**Data lines**.
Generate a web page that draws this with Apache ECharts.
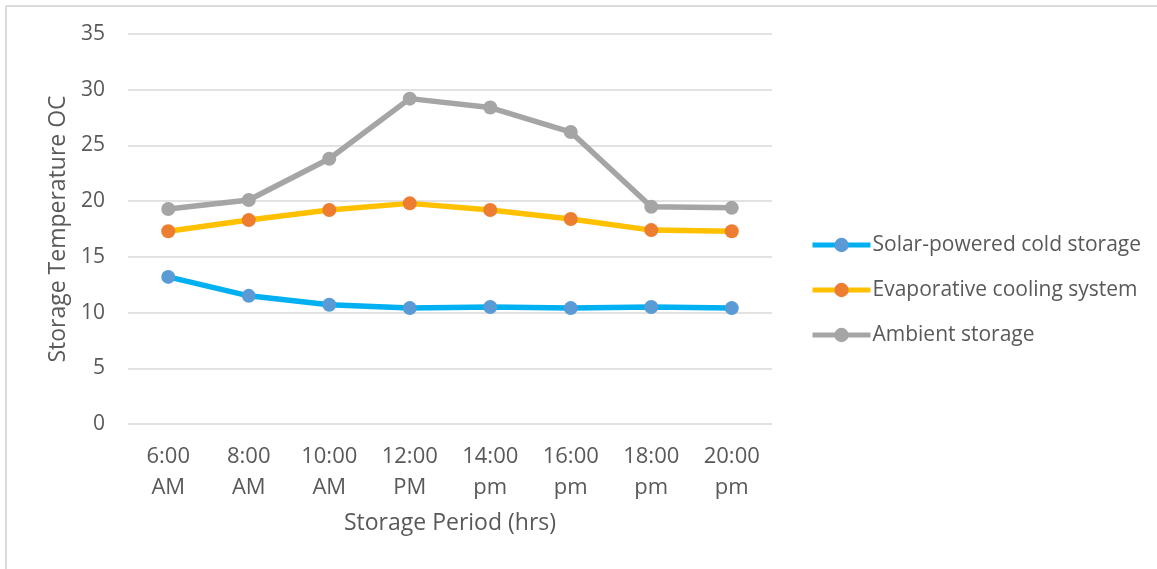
<!DOCTYPE html>
<html>
<head>
<meta charset="utf-8">
<script src="https://cdn.jsdelivr.net/npm/echarts@6/dist/echarts.min.js"></script>
<style>
  html, body { margin: 0; padding: 0; background: #fff; }
  #chart { width: 1157px; height: 569px; }
</style>
</head>
<body>
<div id="chart"></div>
<script>
// Storage temperature over the day for three storage methods
const periods = ['6:00\nAM', '8:00\nAM', '10:00\nAM', '12:00\nPM', '14:00\npm', '16:00\npm', '18:00\npm', '20:00\npm'];
const solarCold = [13.2, 11.5, 10.7, 10.4, 10.5, 10.4, 10.5, 10.4];
const evaporative = [17.3, 18.3, 19.2, 19.8, 19.2, 18.4, 17.4, 17.3];
const ambient = [19.3, 20.1, 23.8, 29.2, 28.4, 26.2, 19.5, 19.4];
const seriesNames = ['Solar-powered cold storage', 'Evaporative cooling system', 'Ambient storage'];

const FONT = '"Open Sans", "Liberation Sans", sans-serif';
const TEXT = '#595959';

function lineSeries(name, data, lineColor, markerColor) {
  return {
    name: name,
    type: 'line',
    data: data,
    symbol: 'circle',
    symbolSize: 14,
    lineStyle: { color: lineColor, width: 5.5 },
    itemStyle: { color: markerColor },
    emphasis: { disabled: true }
  };
}

const chart = echarts.init(document.getElementById('chart'));
chart.setOption({
  backgroundColor: '#fff',
  animation: false,
  textStyle: { fontFamily: FONT },
  grid: { left: 128, right: 385, top: 34, bottom: 145 },
  graphic: [
    { type: 'line', shape: { x1: 6, y1: 6, x2: 1157, y2: 6 }, style: { stroke: '#D9D9D9', lineWidth: 2 } },
    { type: 'line', shape: { x1: 6, y1: 6, x2: 6, y2: 569 }, style: { stroke: '#D9D9D9', lineWidth: 2 } }
  ],
  legend: {
    orient: 'vertical',
    left: 810,
    top: 233,
    padding: 0,
    itemGap: 21,
    itemWidth: 58,
    itemHeight: 18,
    lineStyle: { width: 5 },
    textStyle: { color: TEXT, fontSize: 21, lineHeight: 24, fontFamily: FONT, padding: [0, 0, 0, -3] },
    data: seriesNames
  },
  xAxis: {
    type: 'category',
    data: periods,
    boundaryGap: true,
    axisLine: { show: false },
    axisTick: { show: false },
    axisLabel: { color: TEXT, fontSize: 22, lineHeight: 31, margin: 17, interval: 0, fontFamily: FONT },
    name: 'Storage Period (hrs)',
    nameLocation: 'middle',
    nameGap: 88,
    nameTextStyle: { color: TEXT, fontSize: 23, fontFamily: FONT }
  },
  yAxis: {
    type: 'value',
    min: 0,
    max: 35,
    interval: 5,
    axisLine: { show: false },
    axisTick: { show: false },
    axisLabel: { color: TEXT, fontSize: 21, margin: 23, fontFamily: FONT },
    splitLine: { lineStyle: { color: '#D9D9D9', width: 1.5 } },
    name: 'Storage Temperature OC',
    nameLocation: 'middle',
    nameGap: 57,
    nameRotate: 90,
    nameTextStyle: { color: TEXT, fontSize: 23, fontFamily: FONT }
  },
  series: [
    lineSeries(seriesNames[0], solarCold, '#00B0F0', '#5B9BD5'),
    lineSeries(seriesNames[1], evaporative, '#FFC000', '#ED7D31'),
    lineSeries(seriesNames[2], ambient, '#A5A5A5', '#A5A5A5')
  ]
});
</script>
</body>
</html>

**Written problem**. Set the listing down in full and exactly. Pictures within it should not appear in the copy.

**Full answer**.
Generate a web page that draws this with Apache ECharts.
<!DOCTYPE html>
<html>
<head>
<meta charset="utf-8">
<script src="https://cdn.jsdelivr.net/npm/echarts@6/dist/echarts.min.js"></script>
<style>
  html, body { margin: 0; padding: 0; background: #fff; }
  #chart { width: 1157px; height: 569px; }
</style>
</head>
<body>
<div id="chart"></div>
<script>
// Storage temperature over the day for three storage methods
const periods = ['6:00\nAM', '8:00\nAM', '10:00\nAM', '12:00\nPM', '14:00\npm', '16:00\npm', '18:00\npm', '20:00\npm'];
const solarCold = [13.2, 11.5, 10.7, 10.4, 10.5, 10.4, 10.5, 10.4];
const evaporative = [17.3, 18.3, 19.2, 19.8, 19.2, 18.4, 17.4, 17.3];
const ambient = [19.3, 20.1, 23.8, 29.2, 28.4, 26.2, 19.5, 19.4];
const seriesNames = ['Solar-powered cold storage', 'Evaporative cooling system', 'Ambient storage'];

const FONT = '"Open Sans", "Liberation Sans", sans-serif';
const TEXT = '#595959';

function lineSeries(name, data, lineColor, markerColor) {
  return {
    name: name,
    type: 'line',
    data: data,
    symbol: 'circle',
    symbolSize: 14,
    lineStyle: { color: lineColor, width: 5.5 },
    itemStyle: { color: markerColor },
    emphasis: { disabled: true }
  };
}

const chart = echarts.init(document.getElementById('chart'));
chart.setOption({
  backgroundColor: '#fff',
  animation: false,
  textStyle: { fontFamily: FONT },
  grid: { left: 128, right: 385, top: 34, bottom: 145 },
  graphic: [
    { type: 'line', shape: { x1: 6, y1: 6, x2: 1157, y2: 6 }, style: { stroke: '#D9D9D9', lineWidth: 2 } },
    { type: 'line', shape: { x1: 6, y1: 6, x2: 6, y2: 569 }, style: { stroke: '#D9D9D9', lineWidth: 2 } }
  ],
  legend: {
    orient: 'vertical',
    left: 810,
    top: 233,
    padding: 0,
    itemGap: 21,
    itemWidth: 58,
    itemHeight: 18,
    lineStyle: { width: 5 },
    textStyle: { color: TEXT, fontSize: 21, lineHeight: 24, fontFamily: FONT, padding: [0, 0, 0, -3] },
    data: seriesNames
  },
  xAxis: {
    type: 'category',
    data: periods,
    boundaryGap: true,
    axisLine: { show: false },
    axisTick: { show: false },
    axisLabel: { color: TEXT, fontSize: 22, lineHeight: 31, margin: 17, interval: 0, fontFamily: FONT },
    name: 'Storage Period (hrs)',
    nameLocation: 'middle',
    nameGap: 88,
    nameTextStyle: { color: TEXT, fontSize: 23, fontFamily: FONT }
  },
  yAxis: {
    type: 'value',
    min: 0,
    max: 35,
    interval: 5,
    axisLine: { show: false },
    axisTick: { show: false },
    axisLabel: { color: TEXT, fontSize: 21, margin: 23, fontFamily: FONT },
    splitLine: { lineStyle: { color: '#D9D9D9', width: 1.5 } },
    name: 'Storage Temperature OC',
    nameLocation: 'middle',
    nameGap: 57,
    nameRotate: 90,
    nameTextStyle: { color: TEXT, fontSize: 23, fontFamily: FONT }
  },
  series: [
    lineSeries(seriesNames[0], solarCold, '#00B0F0', '#5B9BD5'),
    lineSeries(seriesNames[1], evaporative, '#FFC000', '#ED7D31'),
    lineSeries(seriesNames[2], ambient, '#A5A5A5', '#A5A5A5')
  ]
});
</script>
</body>
</html>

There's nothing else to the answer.